**Directions for this task**.
Show all lines from the listing below that contain "with".

----------

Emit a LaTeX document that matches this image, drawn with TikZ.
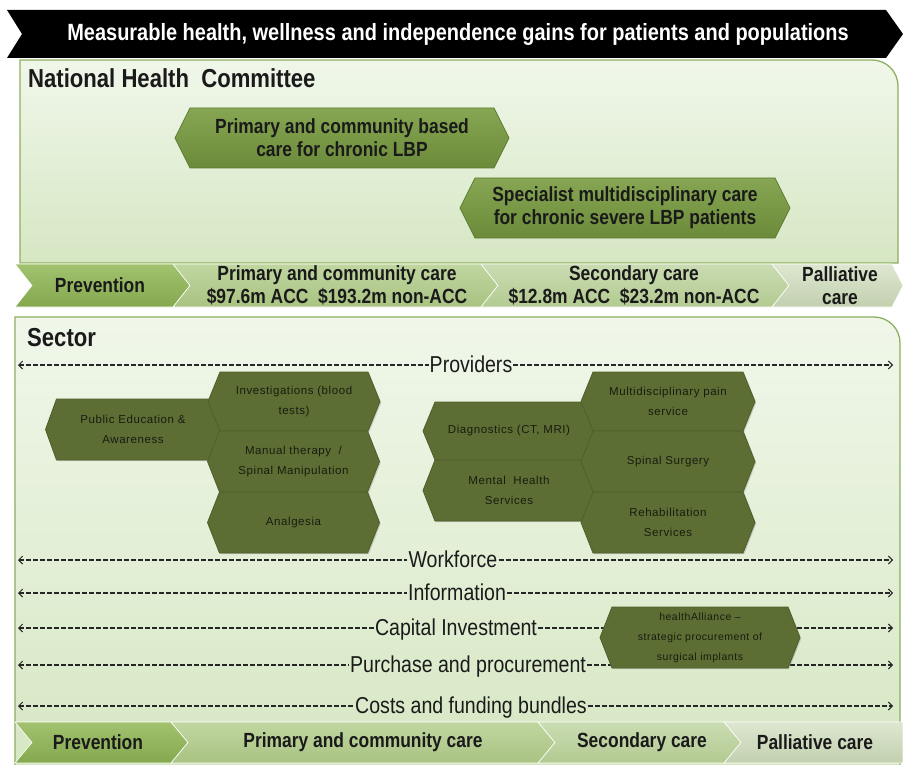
\documentclass[tikz,border=0pt]{standalone}
\usepackage{fontspec}
\setmainfont{Liberation Sans}
\newfontfamily\narrowfont{Liberation Sans}[FakeStretch=0.85]
\newfontfamily\hexfont{Liberation Sans}[LetterSpace=5]
\usetikzlibrary{arrows.meta,shadows}

\definecolor{panelline}{HTML}{8DAF5E}
\definecolor{paneltop}{HTML}{F0F7EA}
\definecolor{panelbot}{HTML}{D6E7C3}
\definecolor{nhchextop}{HTML}{86A653}
\definecolor{nhchexbot}{HTML}{6C8B3A}
\definecolor{nhchexline}{HTML}{5E7C33}
\definecolor{sechexfill}{HTML}{5D6E35}
\definecolor{sechexline}{HTML}{4F5F2B}
\definecolor{hexink}{HTML}{181C0E}
\definecolor{ink}{HTML}{1A1A1A}
\definecolor{dashink}{HTML}{262626}
\definecolor{prevtop}{HTML}{A2C26F}\definecolor{prevbot}{HTML}{84A84E}
\definecolor{primtop}{HTML}{C0D6A0}\definecolor{primbot}{HTML}{A9C382}
\definecolor{sectop}{HTML}{CADCB2}\definecolor{secbot}{HTML}{B3CA91}
\definecolor{palltop}{HTML}{DDE7D0}\definecolor{pallbot}{HTML}{C2D0AE}

\tikzset{
  panel/.style={draw=panelline, line width=1.3pt, top color=paneltop, bottom color=panelbot},
  bannerbox/.style={fill=black},
  bannertext/.style={text=white, font=\narrowfont\bfseries\fontsize{23.5}{26}\selectfont},
  titletext/.style={text=ink, inner sep=0pt, font=\narrowfont\bfseries\fontsize{26}{30}\selectfont},
  nhchex/.style={draw=nhchexline, line width=0.8pt, top color=nhchextop, bottom color=nhchexbot},
  nhchex text/.style={text=ink, align=center, inner sep=0pt, font=\narrowfont\bfseries\fontsize{20.5}{23}\selectfont},
  sechex/.style={draw=sechexline, line width=0.8pt, fill=sechexfill,
    drop shadow={shadow xshift=1.2pt, shadow yshift=-1.2pt, opacity=0.35}},
  sechex text/.style={text=hexink, align=center, inner sep=0pt, font=\hexfont\fontsize{11.5}{19.5}\selectfont},
  smallhex/.style={sechex},
  smallhex text/.style={text=hexink, align=center, inner sep=0pt, font=\hexfont\fontsize{10.5}{20}\selectfont},
  prevbar/.style={draw=white, line width=0.6pt, top color=prevtop, bottom color=prevbot},
  primbar/.style={draw=white, line width=0.6pt, top color=primtop, bottom color=primbot},
  secbar/.style={draw=white, line width=0.6pt, top color=sectop, bottom color=secbot},
  pallbar/.style={draw=white, line width=0.6pt, top color=palltop, bottom color=pallbot},
  bartext/.style={text=ink, align=center, inner sep=0pt, font=\narrowfont\bfseries\fontsize{20.5}{23}\selectfont},
  flowlabel/.style={text=ink, inner sep=1pt, anchor=base, font=\narrowfont\fontsize{23}{26}\selectfont},
  flow/.style={draw=dashink, line width=1.1pt, dash pattern=on 5pt off 2pt},
  barb/.tip={Straight Barb[length=4pt,width=8pt,line width=0.9pt]},
}

% hexagonal cell: name, cx, cy, half flat width, half height, tip depth, look, text
\newcommand\hexcell[8]{%
  \path[#7] (#2-#4,#3-#5) -- (#2+#4,#3-#5) -- (#2+#4+#6,#3) -- (#2+#4,#3+#5)
    -- (#2-#4,#3+#5) -- (#2-#4-#6,#3) -- cycle;
  \node[#7 text] (#1) at (#2,#3) {#8};}

% chevron of a stage bar: name, left x, right x, tip depth, look, label x, text
\newcommand\chev[7]{%
  \path[#5] (#2,\bartop) -- (#3,\bartop) -- (#3+#4,\barmid) -- (#3,\barbot)
    -- (#2,\barbot) -- (#2+\notchd,\barmid) -- cycle;
  \node[bartext] (#1) at (#6,\barmid) {#7};}

% dashed two-way flow with a label in the middle: name, y, label x, text
\newcommand\flowline[4]{%
  \node[flowlabel] (#1) at (#3,#2+7) {#4};
  \coordinate (#1-l) at (18,#2);
  \coordinate (#1-r) at (893,#2);
  \draw[flow, barb-] (#1-l) -- (#1.west |- #1-l);
  \draw[flow, -barb] (#1.east |- #1-r) -- (#1-r);}

\begin{document}
\begin{tikzpicture}[x=1pt, y=-1pt]
\useasboundingbox (0,0) rectangle (903,765);
\fill[white] (0,0) rectangle (903,765);

% ---------- National Health Committee panel ----------
\path[panel] (20,263) -- (20,60) -- (872,60)
  .. controls (886.4,60) and (898,71.6) .. (898,86) -- (898,263) -- cycle;

% ---------- outcome banner ----------
\path[bannerbox] (7,10) -- (886,10) -- (903,34) -- (886,58) -- (7,58) -- (22,34) -- cycle;
\node[bannertext] (outcome) at (458,34)
  {Measurable health, wellness and independence gains for patients and populations};

\node[titletext, anchor=base west] (nhc) at (28,88) {National Health\ \ Committee};

\hexcell{nhcprimary}{342}{138}{152}{30}{15}{nhchex}{Primary and community based\\care for chronic LBP}
\hexcell{nhcspecial}{625}{208}{150}{30}{15}{nhchex}{Specialist multidisciplinary care\\for chronic severe LBP patients}

% ---------- stage bar with funding ----------
\def\notchd{17}
\def\bartop{264}\def\barmid{285.5}\def\barbot{307}
\chev{tprev}{15}{173}{17}{prevbar}{100}{Prevention}
\chev{tprim}{173}{481}{17}{primbar}{337}{Primary and community care\\\$97.6m ACC\ \ \$193.2m non-ACC}
\chev{tsec}{481}{772}{17}{secbar}{634}{Secondary care\\\$12.8m ACC\ \ \$23.2m non-ACC}
\chev{tpall}{772}{892}{11}{pallbar}{840}{Palliative\\care}

% ---------- Sector panel ----------
\path[panel] (15,772) -- (15,317) -- (874,317)
  .. controls (888.4,317) and (900,328.6) .. (900,343) -- (900,772) -- cycle;
\node[titletext, anchor=base west] (sector) at (27,346) {Sector};

% enabling flows across the continuum
\flowline{providers}{365}{471}{Providers}
\flowline{workforce}{560}{453}{Workforce}
\flowline{information}{593}{457}{Information}
\flowline{capital}{628}{456}{Capital Investment}
\flowline{purchase}{665}{468}{Purchase and procurement}
\flowline{costs}{706}{471}{Costs and funding bundles}

% provider services
\hexcell{pubedu}{133}{429.5}{76.5}{30.5}{11}{sechex}{Public Education \&\\Awareness}
\hexcell{invest}{294}{401.5}{74}{29.5}{12}{sechex}{Investigations (blood\\tests)}
\hexcell{manual}{293.5}{461.5}{74}{30.5}{12}{sechex}{Manual therapy\ \ /\\Spinal Manipulation}
\hexcell{analgesia}{293.5}{522.5}{74}{30.5}{12}{sechex}{Analgesia}
\hexcell{diagnostics}{509}{431}{74}{29}{12}{sechex}{Diagnostics (CT, MRI)}
\hexcell{mental}{509}{490.5}{74}{30.5}{12}{sechex}{Mental\ \ Health\\Services}
\hexcell{painservice}{668}{401.5}{75}{29.5}{12}{sechex}{Multidisciplinary pain\\service}
\hexcell{surgery}{668}{461.5}{75}{30.5}{12}{sechex}{Spinal Surgery}
\hexcell{rehab}{668}{522.5}{75}{30.5}{12}{sechex}{Rehabilitation\\Services}
\hexcell{alliance}{700}{637.5}{88}{30.5}{12}{smallhex}{healthAlliance –\\strategic procurement of\\surgical implants}

% ---------- stage bar ----------
\def\bartop{722}\def\barmid{742.5}\def\barbot{763}
\chev{bprev}{15}{171}{17}{prevbar}{98}{Prevention}
\chev{bprim}{171}{538}{17}{primbar}{363}{Primary and community care}
\chev{bsec}{538}{724}{17}{secbar}{642}{Secondary care}
\chev{bpall}{724}{903}{0}{pallbar}{815}{Palliative care}
\end{tikzpicture}
\end{document}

----------

**Answer below**.
Emit a LaTeX document that matches this image, drawn with TikZ.
% dashed two-way flow with a label in the middle: name, y, label x, text
% ---------- stage bar with funding ----------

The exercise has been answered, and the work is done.